Leave them on and spare us all It’s the same thing I tell new employees, ” if I forget your name and call you ‘New Meat’ – don’t take it personal, I have a helluva time remembering names, but once I catch you filching my favorite donut I’ll remember your name … just not in a good way.”

I use placeholder names as a survival tactic. Angling authors (in any medium) learn to tiptoe around certain words; obvious ones like “always” and “never” – and the not-so-obvious, riffle names, geographical landmarks, and anything that identifies someone’s secret spot – despite it being common knowledge.

Writing is the ultimate in brinkmanship –  as the author is only a consonant away from being flamed cruelly, and over time develops “Spidey” sense – that tingle that alerts him to unguarded prose.

Placeholders are more fun than actual names – as most rivers and landmarks out West were named after the robber-baron owning the most real estate or railroads. Our landscape is dotted with capitalists whose surname is unwieldy at describing a gleaming river filled with voracious fish.

Reading about the Battle of Hue and its Perfume River earned my creek “the Little Stinking” – and for obvious reasons. Renaming something as lofty as the American River is problematic, but after three weeks of exploiting its chilly bosom, I’m calling it “the Underwear” from now on…
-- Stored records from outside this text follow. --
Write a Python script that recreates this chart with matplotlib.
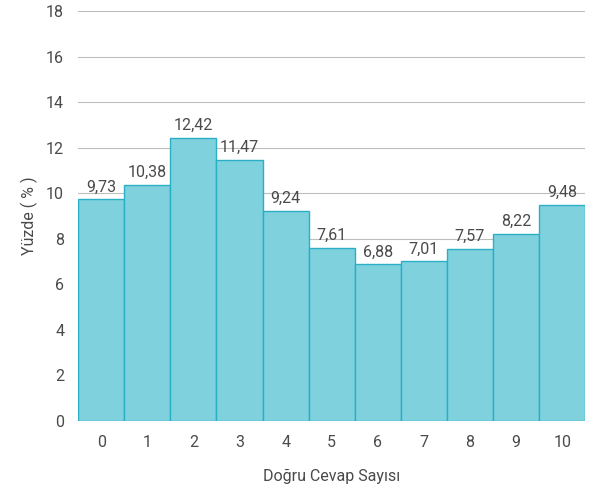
import matplotlib.pyplot as plt

cevap = list(range(11))
yuzde = [9.73, 10.38, 12.42, 11.47, 9.24, 7.61, 6.88, 7.01, 7.57, 8.22, 9.48]
etiketler = ["9,73", "10,38", "12,42", "11,47", "9,24", "7,61", "6,88", "7,01", "7,57", "8,22", "9,48"]

plt.rcParams['font.family'] = ['Roboto', 'DejaVu Sans']
text_color = '#4a4a4a'

fig = plt.figure(figsize=(5.96, 4.98), dpi=100)
ax = fig.add_axes([0.131, 0.1546, 0.851, 0.823])

ax.bar(cevap, yuzde, width=1.0, color='#7fd1de', edgecolor='#2ab0c4', linewidth=1, zorder=3)
for x, y, t in zip(cevap, yuzde, etiketler):
    ax.text(x, y + 0.22, t, ha='center', va='bottom', fontsize=11.5, color=text_color, zorder=4)

ax.set_xlim(-0.5, 10.5)
ax.set_ylim(0, 18)
ax.set_yticks(range(0, 19, 2))
ax.set_xticks(cevap)
ax.grid(axis='y', color='#bdbdbd', linewidth=0.8, zorder=0)
for s in ax.spines.values():
    s.set_visible(False)
ax.tick_params(length=0, labelsize=11.5, labelcolor=text_color)
ax.tick_params(axis='y', pad=10)
ax.tick_params(axis='x', pad=10)
ax.set_xlabel('Doğru Cevap Sayısı', fontsize=11.5, color=text_color, labelpad=14)
ax.set_ylabel('Yüzde ( % )', fontsize=11.5, color=text_color, labelpad=6)

fig.savefig('out.png', dpi=100)
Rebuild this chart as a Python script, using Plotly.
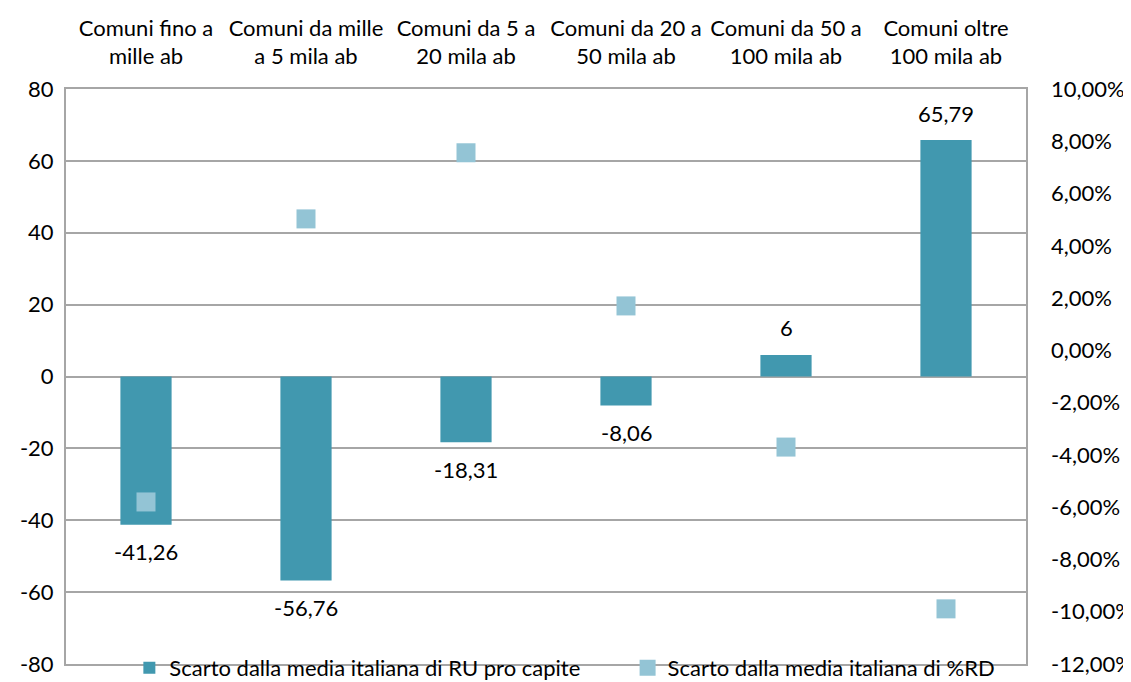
import plotly.graph_objects as go

categories = ["Comuni fino a<br>mille ab", "Comuni da mille<br>a 5 mila ab", "Comuni da 5 a<br>20 mila ab",
              "Comuni da 20 a<br>50 mila ab", "Comuni da 50 a<br>100 mila ab", "Comuni oltre<br>100 mila ab"]
ru_scarto = [-41.26, -56.76, -18.31, -8.06, 6, 65.79]
rd_scarto = [-0.058, 0.0503, 0.0756, 0.017, -0.037, -0.0989]
left_ticks = [-80, -60, -40, -20, 0, 20, 40, 60, 80]
right_ticks = [-0.12, -0.10, -0.08, -0.06, -0.04, -0.02, 0.0, 0.02, 0.04, 0.06, 0.08, 0.10]

def fmt_num(v):
    s = ("%g" % v) if float(v).is_integer() else ("%.2f" % v)
    return s.replace(".", ",")

def fmt_pct(v):
    return ("%.2f%%" % (v * 100 + 0.0)).replace("-0.00", "0.00").replace(".", ",")

FONT = "Lato, 'Open Sans', sans-serif"
FS = 22
BAR_COL = "#4198AF"
MK_COL = "#93C4D5"
GRID = "#A6A6A6"

fig = go.Figure()
fig.add_trace(go.Bar(
    x=categories, y=ru_scarto, name="Scarto dalla media italiana di RU pro capite",
    marker=dict(color=BAR_COL, line=dict(width=0)), width=0.32,
    yaxis="y", hoverinfo="skip", legend="legend",
))
fig.add_trace(go.Scatter(
    x=categories, y=rd_scarto, name="Scarto dalla media italiana di %RD",
    mode="markers", marker=dict(symbol="square", size=19, color=MK_COL),
    yaxis="y2", cliponaxis=False, legend="legend2",
))

for c, v in zip(categories, ru_scarto):
    fig.add_annotation(x=c, y=v, xref="x", yref="y", text=fmt_num(v), showarrow=False,
                       yshift=27 if v >= 0 else -27, yanchor="middle",
                       font=dict(size=FS, family=FONT, color="#000000"))

leg_common = dict(orientation="h", y=-0.007, xanchor="left", yanchor="middle",
                  font=dict(size=FS, family=FONT, color="#000000"), bgcolor="rgba(0,0,0,0)",
                  itemwidth=30)

fig.update_layout(
    width=1131, height=682,
    margin=dict(l=58, r=113, t=81, b=26, autoexpand=False),
    paper_bgcolor="white", plot_bgcolor="white",
    font=dict(family=FONT, size=FS, color="#000000"),
    showlegend=True,
    legend=dict(x=0.066, **leg_common),
    legend2=dict(x=0.585, **leg_common),
    xaxis=dict(side="top", showgrid=False, showline=True, linecolor=GRID, linewidth=2,
               mirror=True, ticks="", automargin=False, ticklabelstandoff=14,
               tickfont=dict(size=FS, family=FONT)),
    yaxis=dict(range=[-80, 80], tickvals=left_ticks, ticktext=[fmt_num(v) for v in left_ticks],
               showgrid=True, gridcolor=GRID, gridwidth=2, zeroline=False,
               showline=True, linecolor=GRID, linewidth=2, mirror=True, automargin=False,
               ticks="", ticklabelstandoff=6, tickfont=dict(size=FS, family=FONT)),
    yaxis2=dict(range=[-0.12, 0.10], overlaying="y", side="right",
                tickvals=right_ticks, ticktext=[fmt_pct(v) for v in right_ticks],
                showgrid=False, zeroline=False, showline=False, ticks="", automargin=False,
                ticklabelstandoff=24, tickfont=dict(size=FS, family=FONT)),
)

fig.write_html("out.html")
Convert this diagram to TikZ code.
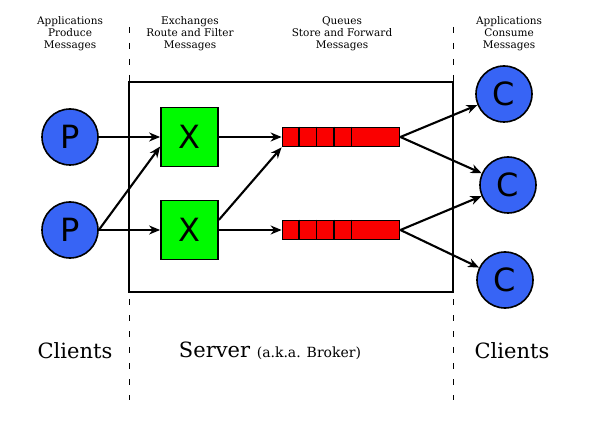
\documentclass[tikz,border=0pt]{standalone}
\usepackage{fontspec}
\setmainfont{DejaVu Serif}
\newfontfamily\lettersfont{DejaVu Sans}
\usepackage{tikz}
\usetikzlibrary{arrows.meta, calc, positioning}

\definecolor{clientblue}{RGB}{55,100,245}
\definecolor{exgreen}{RGB}{0,250,0}
\definecolor{queuered}{RGB}{250,0,0}

\begin{document}
\begin{tikzpicture}[x=1pt, y=-1pt,
		client/.style = {circle, draw=black, line width=1.6pt, fill=clientblue,
					minimum size=56pt, inner sep=0pt,
					font=\lettersfont\fontsize{32}{32}\selectfont},
		exchange/.style = {rectangle, draw=black, line width=1.8pt, fill=exgreen,
					minimum width=57pt, minimum height=59pt, inner sep=0pt,
					font=\lettersfont\fontsize{32}{32}\selectfont},
		queue/.style = {rectangle, draw=black, line width=1.8pt, fill=queuered,
					minimum width=117pt, minimum height=19pt, inner sep=0pt},
		flow/.style = {line width=2.1pt, -{Stealth[length=11pt, width=9pt, inset=3.5pt]}},
		heading/.style = {align=center, font=\fontsize{10.5}{12}\selectfont},
		footing/.style = {font=\fontsize{21}{24}\selectfont}
                   ]

%Define canvas
    \useasboundingbox (0,0) rectangle (596,435);

%Separators
    \draw[line width=0.8pt, dash pattern=on 6pt off 10pt] (129,27) -- (129,400);
    \draw[line width=0.8pt, dash pattern=on 6pt off 10pt] (453,27) -- (453,400);

%Server box
    \draw[line width=1.8pt] (129,82) rectangle (453,292);

%Headings
    \node[heading] (hprod) at (70,34) {Applications\\Produce\\Messages};
    \node[heading] (hex) at (190,34) {Exchanges\\Route and Filter\\Messages};
    \node[heading] (hq) at (342,34) {Queues\\Store and Forward\\Messages};
    \node[heading] (hcons) at (509,34) {Applications\\Consume\\Messages};

%Producers
    \node[client] (p1) at (70,137) {P};
    \node[client] (p2) at (70,230) {P};

%Exchanges
    \node[exchange] (x1) at (189.5,137) {X};
    \node[exchange] (x2) at (189.5,230) {X};

%Queues
    \node[queue] (q1) at (341,137) {};
    \node[queue] (q2) at (341,230) {};
    \foreach \q in {q1,q2}
    {
		\foreach \i in {1,...,4}
		{
			\draw[line width=1.5pt] ($(\q.north west)+(17.5*\i,0)$) -- ($(\q.south west)+(17.5*\i,0)$);
		}
    }

%Consumers
    \node[client] (c1) at (504,94) {C};
    \node[client] (c2) at (508,185) {C};
    \node[client] (c3) at (505,280) {C};

%Routing
	\draw[flow] (p1.east) -- (x1.west);
	\draw[flow] (p2.east) -- (x1.198);
	\draw[flow] (p2.east) -- (x2.west);
	\draw[flow] (x1.east) -- (q1.west);
	\draw[flow] (x2.19) -- (q1.south west);
	\draw[flow] (x2.east) -- (q2.west);

%Delivery
	\draw[flow] (q1.east) -- (c1);
	\draw[flow] (q1.east) -- (c2);
	\draw[flow] (q2.east) -- (c2);
	\draw[flow] (q2.east) -- (c3);

%Footings
    \node[footing] (fprod) at (75,351) {Clients};
    \node[footing] (fserver) at (270,351) {Server {\fontsize{14}{16}\selectfont (a.k.a. Broker)}};
    \node[footing] (fcons) at (512,351) {Clients};

\end{tikzpicture}
\end{document}
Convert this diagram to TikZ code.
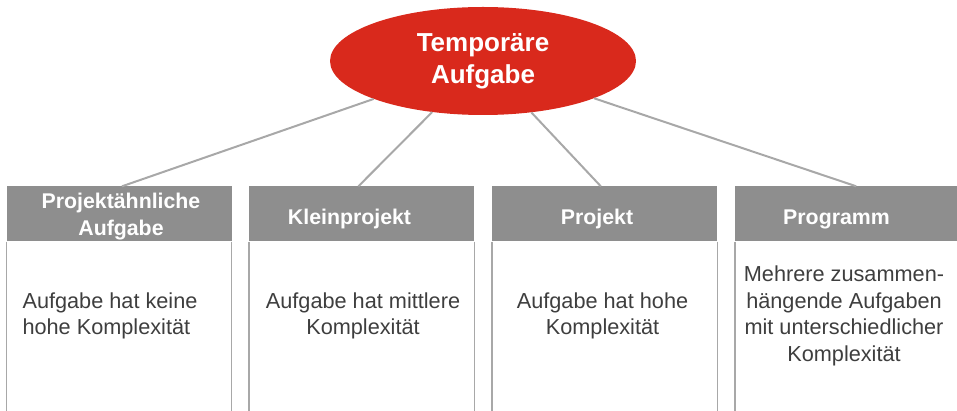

Snags have always been part and parcel to fishing, and sunken tree limbs and brush piles lighten our fly boxes considerably. There’s always a sense of relief when a sustained pull gives ground instead of snapping your fly off – but on the Underwear it’s a sense of foreboding.

This weekend was typical. One set of checkered boxers, one bikini bottom, and a pair of Tidy Whities –  resembling Rock Snot.

I’ve assumed that somewhere between Folsom Dam and my riffle are tenements whose clothlines stretch over the river, but the locals assure me its the rafting crowd that contributes with such regularity.

It’s that memory that makes barked knuckles pause enroute to the mouth. The Brownline is simple, avoid water – stem the blood flow by wrapping the wound in your shirt. Blue water is equally straightforward, clean the wound with chill water – then dance around yelling “owwie” before leaving in a huff.

Is the Underwear something betwixt the two? Blue water strained through cotton briefs is unappealing … and based on my catch rate the “run” of partially clad nubiles is two-thirds male … Equally offputting.

I suppose the “silver lining” of dredging all those undergarments is not having to purchase any, but those bikini bottoms do chafe something fierce ..

3 thoughts on “The name on the map doesn’t match the name its earned

  1. A. Wannabe Travelwriter

    I sometimes kayak down the lower American, I mean, Underware River and, occasionally, I don’t make it through the San Juan Rapid in an upright position.

    It can get pretty gnarly and the last time the current ripped my britches right off my bottom.

    So, if you find a pair of Tiddy-Whities, size Extra Large, with, ah…stains of various colors…please return them to me (after you have them laundered, of course).